Of course, there is no denying the fact that the drain debate served the intended purpose of puncturing the legitimacy of the Raj. However, in so far as ideas tend to have an afterlife, the far-reaching impact of the drain formulation has been negative for the Indian economy. Naoroji and his fellow statistical liberals’ protectionist economic agenda, suspicion of foreign capital and trade, and envisioning of a larger role for the state went on to shape the economic agenda of Indian nationalists including Gandhi and resulted in the Nehruvian mixed economy.

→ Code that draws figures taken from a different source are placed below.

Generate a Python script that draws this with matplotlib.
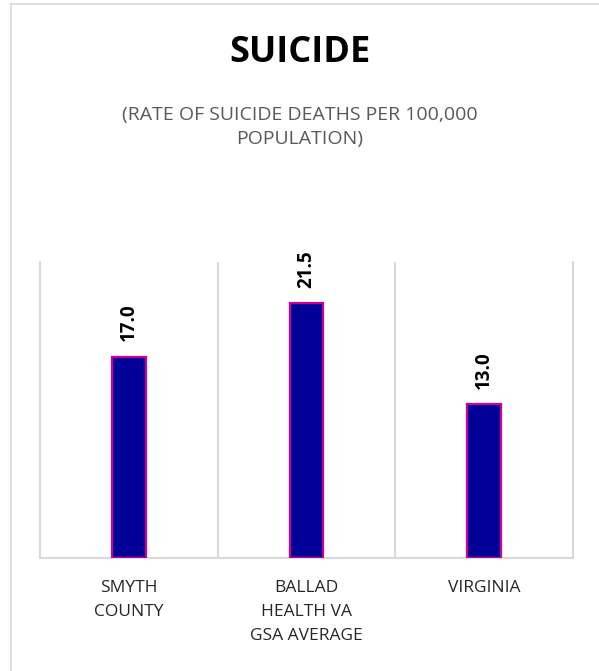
import matplotlib.pyplot as plt
from matplotlib.patches import Rectangle

categories = ["SMYTH\nCOUNTY", "BALLAD\nHEALTH VA\nGSA AVERAGE", "VIRGINIA"]
values = [17.0, 21.5, 13.0]

plt.rcParams['font.family'] = ['Open Sans', 'DejaVu Sans']

fig = plt.figure(figsize=(5.99, 6.71), dpi=100)
# outer chart frame (left and top edge visible)
fig.patches.append(Rectangle((11 / 599, -0.05), 1.2, 1.05 - 4 / 671,
                             transform=fig.transFigure, fill=False,
                             edgecolor="#d9d9d9", linewidth=1.2))

ax = fig.add_axes([40 / 599, 1 - 558 / 671, (573 - 40) / 599, (558 - 262) / 671])

x = range(len(categories))
ax.bar(x, values, width=0.19, color="#000099", edgecolor="#cc0099", linewidth=1.6, zorder=3)

for i, v in enumerate(values):
    ax.annotate(f"{v:.1f}", (i, v), xytext=(0, 11), textcoords="offset points",
                rotation=90, ha="center", va="bottom", fontsize=13.5,
                fontweight="bold", color="black")

ax.set_xlim(-0.5, 2.5)
ax.set_ylim(0, 25)
ax.set_yticks([])
ax.set_xticks(list(x))
ax.set_xticklabels(categories, fontsize=12.5, color="#262626", linespacing=1.67)
ax.tick_params(axis="x", length=0, pad=16)
for xb in [0.5, 1.5]:
    ax.axvline(xb, color="#d9d9d9", linewidth=1.5, zorder=1)
ax.spines["top"].set_visible(False)
for s in ["left", "right", "bottom"]:
    ax.spines[s].set_color("#d9d9d9")
    ax.spines[s].set_linewidth(1.5)

fig.text(0.5, 1 - 52.5 / 671, "SUICIDE", ha="center", va="center",
         fontsize=26, fontweight="bold", color="black")
fig.text(0.5, 1 - 127 / 671, "(RATE OF SUICIDE DEATHS PER 100,000\nPOPULATION)",
         ha="center", va="center", fontsize=14, color="#595959", linespacing=1.45)

fig.savefig("out.png", dpi=100)
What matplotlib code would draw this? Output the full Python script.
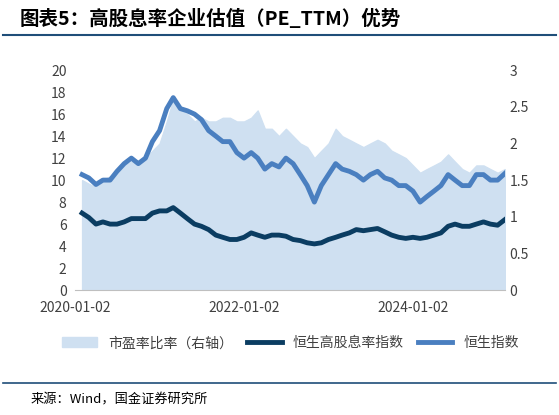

As the economic liberalisation of 1991 has made clear, for the folly of economic nationalism, part of the onus lies on Naoroji and his fellow travellers who institutionalised such ideas in the Indian nationalist movement. And, if anyone doubts the enduring impact of Naoroji’s ideas, one only has to look at the swadeshi ideology of the Rashtriya Swayamsevak Sangh (RSS) and politician Shashi Tharoor’s tirade against the British Raj, which extensively quotes Dadabhai Naoroji!
Conclusion
In my opinion, the moniker that best captures the legacy and status of Indian liberal tradition is ‘forgotten’. Naoroji’s long public career in service of the nation has been no exception to this general trend. In this regard, a new biography of Dadabhai Naoroji, Naoroji: The Pioneer of Indian Nationalism, by historian Dinyar Patel might serve as a much-needed corrective though.
Author’s Note: This article draws heavily on the research of historian Dinyar Patel. The author gratefully acknowledges his contribution.